Shanxi coal mine explosion kills 17, traps 52
Seventeen miners were confirmed dead and more than 50 were trapped underground after a powerful gas explosion at a coal mine in northern China.
The blast occurred around noon on Saturday at the Xishui colliery at Shuozhou city in Shanxi province, ther State Administration of Work Safety said. The explosion also damaged nearby Kangjiayao mine, causing a shaft wall to collapse and trapping more than 20 miners underground,
Four owners of this coal mine have been detained by police for investigation, Xinhua reported. Xishui Colliery is a legally-operated mine, with an annual output of 150,000 tons of coal.
Shanxi province is China's leading coal producing area and its government published regulations earlier this month requiring coal mine officials to carry out regular underground inspections at specified intervals.
In China, more than 6,000 miners died in accidents last year.

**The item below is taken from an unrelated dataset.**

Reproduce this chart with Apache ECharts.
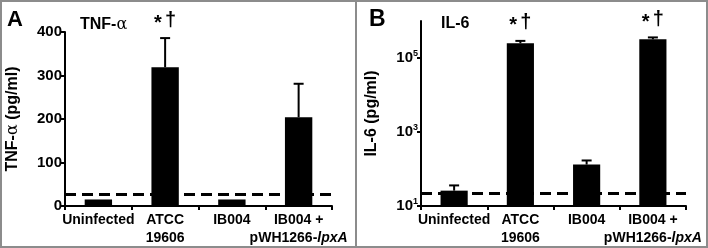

On Friday, 19 coal miners were confirmed dead after an explosion the day before at the Sulongsi mine in Fengjie county of southwestern Chongqing municipality.
In the worst mining accident in China's recent history, 214 miners were killed after a gas blast on February 14 at the Sunjiawan pit in Fuxin city in northeastern Liaoning province.
Earlier this month, Premier Wen Jiabao pledged to spend 3 billion yuan (US$362 million) on a safety overhaul of state-owned coal mines, saying officials must learn "a bitter lesson" from the heavy human losses.
"We must have a strong sense of responsibility to the people and truly make coal mining safer," said Wen in a work report to the country's top legislature, the National People's Congress.
In an attempt to tackle the industry's appalling safety record, the State Development and Reform Commission said 11 ministries and institutes under the central government have established a coordination office to oversee safety assessments for mines across China.
But China's economic boom has fueled a heavy demand for energy and the country's mines work well over capacity as coal prices have sky-rocketed.
Crucial parts of the country are facing power shortages exacerbated by 20 years of robust economic growth.